Literacy tests and other bureaucratic measures were consistently used to deny Black Americans the right to vote and evade the terms of the 15th Amendment. Black Americans waited for nearly 100 years from the ratification of the 15th Amendment to have their right to vote clearly secured when Congress passed the Voting Rights Act in 1965. The Voting Rights Act required that new state voting practices and procedures be approved by the federal government. This was meant to remove the barriers that prevented African Americans from voting. The reforms immediately impacted voter turnout. By the end of 1965, 250,000 new black voters had been registered to vote. Over 73 million people participated in the 1968 presidential election, almost 41% of the country’s population. 

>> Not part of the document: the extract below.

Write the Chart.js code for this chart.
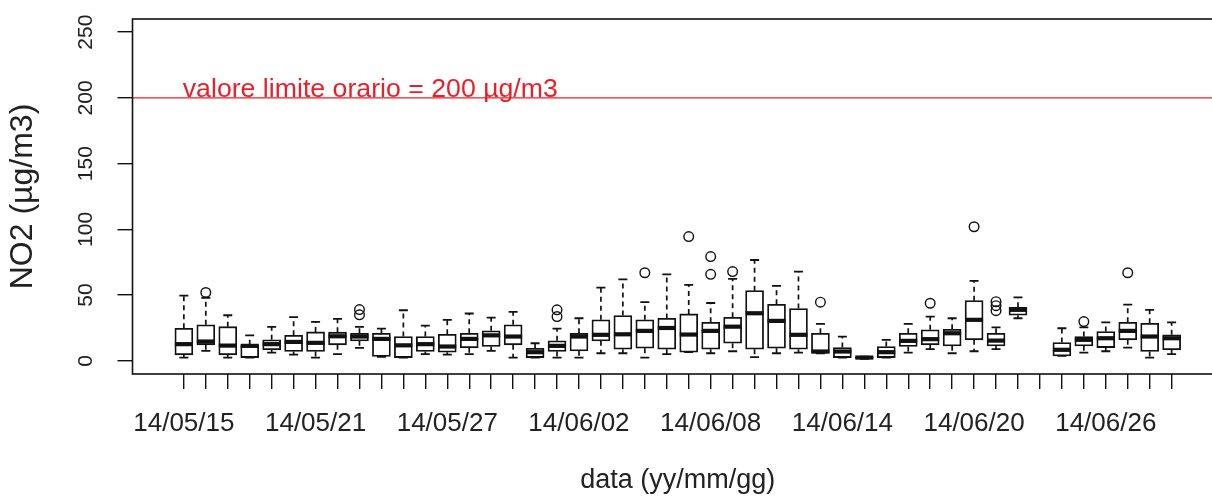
<!DOCTYPE html>
<html>
<head>
<meta charset="utf-8">
<script src="https://cdn.jsdelivr.net/npm/chart.js@4"></script>
<style>
  html, body { margin: 0; padding: 0; background: #fff; overflow: hidden; }
  #wrap { position: absolute; left: 0; top: 0; width: 1240px; height: 500px; }
</style>
</head>
<body>
<div id="wrap"><canvas id="no2chart" width="1240" height="500"></canvas></div>
<script>
// daily NO2 boxplots, one box per day (14/06/23 has no data)
const days = ['14/05/15','14/05/16','14/05/17','14/05/18','14/05/19','14/05/20','14/05/21','14/05/22',
  '14/05/23','14/05/24','14/05/25','14/05/26','14/05/27','14/05/28','14/05/29','14/05/30','14/05/31',
  '14/06/01','14/06/02','14/06/03','14/06/04','14/06/05','14/06/06','14/06/07','14/06/08','14/06/09',
  '14/06/10','14/06/11','14/06/12','14/06/13','14/06/14','14/06/15','14/06/16','14/06/17','14/06/18',
  '14/06/19','14/06/20','14/06/21','14/06/22','14/06/23','14/06/24','14/06/25','14/06/26','14/06/27',
  '14/06/28','14/06/29'];

const whiskerLow  = [2.5, 7.6, 2.5, 2.5, 6.3, 4.8, 2.5, 5.1, 9.9, 3, 2.5, 5.1, 4.8, 5.1, 7.6, 2.5, 2.5,
  2.5, 2.5, 5.8, 5.8, 2.5, 5.1, 6.6, 5.8, 7.3, 2.8, 5.8, 6.3, 5.8, 2.5, 1.5, 2.5, 6.3, 8.9,
  5.8, 7.3, 8.9, 32.4, null, 3.8, 6.3, 7.3, 10.1, 2.5, 5.1];
const boxLow      = [4.6, 12.2, 4.6, 2.5, 8.4, 7.1, 7.1, 12.2, 15.2, 3.3, 2.5, 7.1, 6.6, 9.9, 10.9, 12.2, 2.5,
  7.1, 7.6, 15.2, 8.9, 9.6, 8.9, 6.6, 8.9, 13.4, 8.9, 9.6, 8.9, 5.8, 2.5, 1.8, 2.5, 10.9, 12.2,
  11.4, 16, 11.4, 34.7, null, 3.8, 11.4, 10.1, 16, 7.1, 8.4];
const median      = [12.7, 14.7, 11.6, 11.4, 12.7, 14.4, 13.7, 18.7, 18.5, 16.7, 11.8, 12.7, 10.9, 16.7, 19.4, 18.5, 6.6,
  11.4, 18.5, 19.8, 20.2, 22.8, 25, 20, 22.8, 26, 36.2, 30.4, 19.8, 7.1, 7.1, 2.5, 6.6, 15.2, 16.5,
  21, 31.2, 15.4, 38.8, null, 8.4, 16, 17.2, 22.8, 18.5, 17.2];
const boxHigh     = [24.8, 27.4, 26, 12.2, 16, 19.4, 22, 21.8, 21, 21, 18.5, 18.5, 20.2, 21, 22.8, 27.4, 9.6,
  15.2, 21, 31.2, 34.4, 31.2, 32.3, 35.7, 29.3, 33.1, 53.4, 43, 39.8, 21, 10.1, 3, 10.9, 21, 23.6,
  24, 45.8, 21, 40.7, null, 13.9, 18.5, 22.3, 29.3, 28.6, 19.8];
const whiskerHigh = [49.6, 48, 34.7, 19.4, 25.8, 33.2, 29.6, 31.9, 25.8, 24.5, 38.5, 26.8, 31.2, 36, 32.9, 37.2, 13.4,
  24.5, 32.4, 55.7, 62, 44.6, 65.8, 57.8, 44, 62.3, 76.7, 57, 67.9, 28.1, 18.5, 3.2, 16, 28.1, 33.7,
  32.4, 60.8, 25.5, 48.3, null, 24.8, 25.5, 29.3, 42.8, 38.8, 29.3];

const outlierDay   = [1, 8, 8, 17, 17, 21, 23, 24, 24, 25, 29, 34, 36, 37, 37, 37, 41, 43];
const outlierValue = [52, 39, 35, 38.8, 33.7, 67, 94.5, 79.3, 65.8, 67.9, 44.6, 43.8, 102, 45, 42, 38.2, 29.9, 67];

const yTicks = [0, 50, 100, 150, 200, 250];
const limitValue = 200;
const limitText = 'valore limite orario = 200 \u00b5g/m3';

const INK = '#111';
const RED = '#e8202a';
const FONT = 'Liberation Sans';

const boxData = [];
days.forEach((d, i) => {
  if (median[i] == null) return;
  boxData.push({x: i, y: [boxLow[i], boxHigh[i]]});
});
const outlierData = outlierDay.map((d, i) => ({x: d, y: outlierValue[i]}));

const boxExtras = {
  id: 'boxExtras',
  beforeDatasetsDraw(chart) {
    const {ctx, chartArea, scales: {x, y}} = chart;
    ctx.save();
    // limit line
    const ly = y.getPixelForValue(limitValue);
    ctx.strokeStyle = RED;
    ctx.lineWidth = 1.4;
    ctx.beginPath();
    ctx.moveTo(chartArea.left, ly);
    ctx.lineTo(chartArea.right, ly);
    ctx.stroke();
    ctx.fillStyle = RED;
    ctx.font = '26.7px "' + FONT + '"';
    ctx.textAlign = 'left';
    ctx.textBaseline = 'alphabetic';
    ctx.fillText(limitText, x.getPixelForValue(-0.05), ly - 1);

    // dashed whiskers
    ctx.strokeStyle = INK;
    ctx.lineWidth = 1.7;
    ctx.setLineDash([5, 4]);
    days.forEach((d, i) => {
      if (median[i] == null) return;
      const px = x.getPixelForValue(i);
      ctx.beginPath();
      ctx.moveTo(px, y.getPixelForValue(boxHigh[i]));
      ctx.lineTo(px, y.getPixelForValue(whiskerHigh[i]));
      ctx.moveTo(px, y.getPixelForValue(boxLow[i]));
      ctx.lineTo(px, y.getPixelForValue(whiskerLow[i]));
      ctx.stroke();
    });
    ctx.restore();
  },
  afterDatasetsDraw(chart) {
    const {ctx, chartArea, scales: {x, y}} = chart;
    ctx.save();
    ctx.strokeStyle = INK;
    days.forEach((d, i) => {
      if (median[i] == null) return;
      const px = x.getPixelForValue(i);
      // staples
      ctx.lineWidth = 1.8;
      ctx.beginPath();
      [whiskerHigh[i], whiskerLow[i]].forEach(v => {
        const py = y.getPixelForValue(v);
        ctx.moveTo(px - 4.5, py);
        ctx.lineTo(px + 4.5, py);
      });
      ctx.stroke();
      // median
      ctx.lineWidth = 4.2;
      ctx.beginPath();
      const my = y.getPixelForValue(median[i]);
      ctx.moveTo(px - 9, my);
      ctx.lineTo(px + 9, my);
      ctx.stroke();
    });
    // plot frame
    ctx.lineWidth = 1.6;
    ctx.strokeRect(chartArea.left, chartArea.top, chartArea.right - chartArea.left, chartArea.bottom - chartArea.top);
    ctx.restore();
  }
};

const config = {
  type: 'bar',
  data: {
    datasets: [{
      type: 'scatter',
      data: outlierData,
      pointRadius: 4.8,
      pointBorderWidth: 1.4,
      borderColor: INK,
      backgroundColor: 'rgba(0,0,0,0)',
    }, {
      type: 'bar',
      data: boxData,
      barThickness: 18,
      borderWidth: 1.8,
      borderColor: INK,
      backgroundColor: '#fff',
      borderSkipped: false,
    }]
  },
  options: {
    responsive: false,
    animation: false,
    events: [],
    layout: { padding: { top: 19, right: 17, left: 0, bottom: 0 } },
    plugins: { legend: { display: false }, tooltip: { enabled: false } },
    scales: {
      x: {
        type: 'linear',
        offset: false,
        min: -2.34,
        max: 47.34,
        afterBuildTicks: s => { s.ticks = days.map((d, i) => ({value: i})); },
        afterFit: s => { s.height = 126; s.paddingLeft = 0; s.paddingRight = 0; },
        ticks: {
          autoSkip: false, maxRotation: 0, minRotation: 0, padding: 19,
          color: '#222', font: { family: FONT, size: 26 },
          callback: (v, i) => (i % 6 === 0 ? days[i] : '')
        },
        grid: { offset: false, drawOnChartArea: false, drawTicks: true, tickLength: 15, color: INK, lineWidth: 1.4 },
        border: { display: false },
        title: { display: true, text: 'data (yy/mm/gg)', color: '#222',
          font: { family: FONT, size: 27 }, padding: { top: 0, bottom: 3 } }
      },
      y: {
        min: -10,
        max: 260,
        afterBuildTicks: s => { s.ticks = yTicks.map(v => ({value: v})); },
        afterFit: s => { s.width = 132.5; s.paddingTop = 0; s.paddingBottom = 0; },
        ticks: {
          minRotation: 90, maxRotation: 90, crossAlign: 'center', padding: 14,
          color: '#222', font: { family: FONT, size: 21 }
        },
        grid: { drawOnChartArea: false, drawTicks: true, tickLength: 15, color: INK, lineWidth: 1.4 },
        border: { display: false },
        title: { display: true, text: 'NO2 (\u00b5g/m3)', color: '#222',
          font: { family: FONT, size: 32 }, padding: { top: 4, bottom: 0 } }
      }
    }
  },
  plugins: [boxExtras]
};

const chart = new Chart(document.getElementById('no2chart'), config);
</script>
</body>
</html>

Women’s suffrage was another slow process that spanned decades. In some states, such as New Jersey, women were able to vote in and around the founding. That right was nullified early in the nineteenth century when competing political parties “concluded that it was no longer to their advantage to have all ‘inhabitants’– including women, aliens, and African Americans– in the electorate”. New Jersey then reverted back to only allowing white men to vote. This struggle persisted throughout the nineteenth century. 


Finally, in 1920, suffrage was granted to all women except Native American women through the 19th Amendment. This reform was a result of a decades-long movement of lobbying, petitioning, and picketing by women across the country. The amendment gave political representation to the 26 million women it enfranchised, fundamentally changing the understanding of women in society by empowering them to express their political preferences. It also dramatically changed the eligible electorate, which increased the growth of government and influenced the use of public resources. A paper by Yale Professor John R. Lott and University of Florida Professor Lawrence W. Kenny found that women’s suffrage led to the growth of government expenditures and more liberal voting patterns in the U.S. House and the Senate. Still, the amendment came under fire for failing to effectively enfranchise Native American and African American women who supported and lobbied for its approval. 


The question of whether or not to enfranchise Native Americans was controversial into the 1920s. The legality remained murky due to the sovereignty of Native American tribes. At the time, only 8% of Native Americans were taxed and therefore eligible to become American citizens and exercise their vote. Yet in 1924, the Indian Citizenship Act granted citizenship to all Native Americans, including the nearly 50% of Native Americans who were not citizens. Although the Indian Citizenship Act was revolutionary, it too did not offer full protection of Native Americans’ voting rights. Some states, most prominently Arizona and New Mexico, adopted laws banning Native American citizens from voting. More subtly, Native Americans were also subject to many of the same poll taxes and literacy tests as African Americans until the Civil Rights Act of 1965 outlawed their use. 


Over the course of American history, constitutional amendments and acts have incrementally expanded voting rights to men, women, African Americans, and Native Americans. Yet even today, 50 plus years after the Voting Rights Act, the right to vote is all too often narrowed. Some Americans continue to be disenfranchised, an issue that the John Lewis Voting Rights Act is currently under consideration to address, which I will delve into in future blog posts.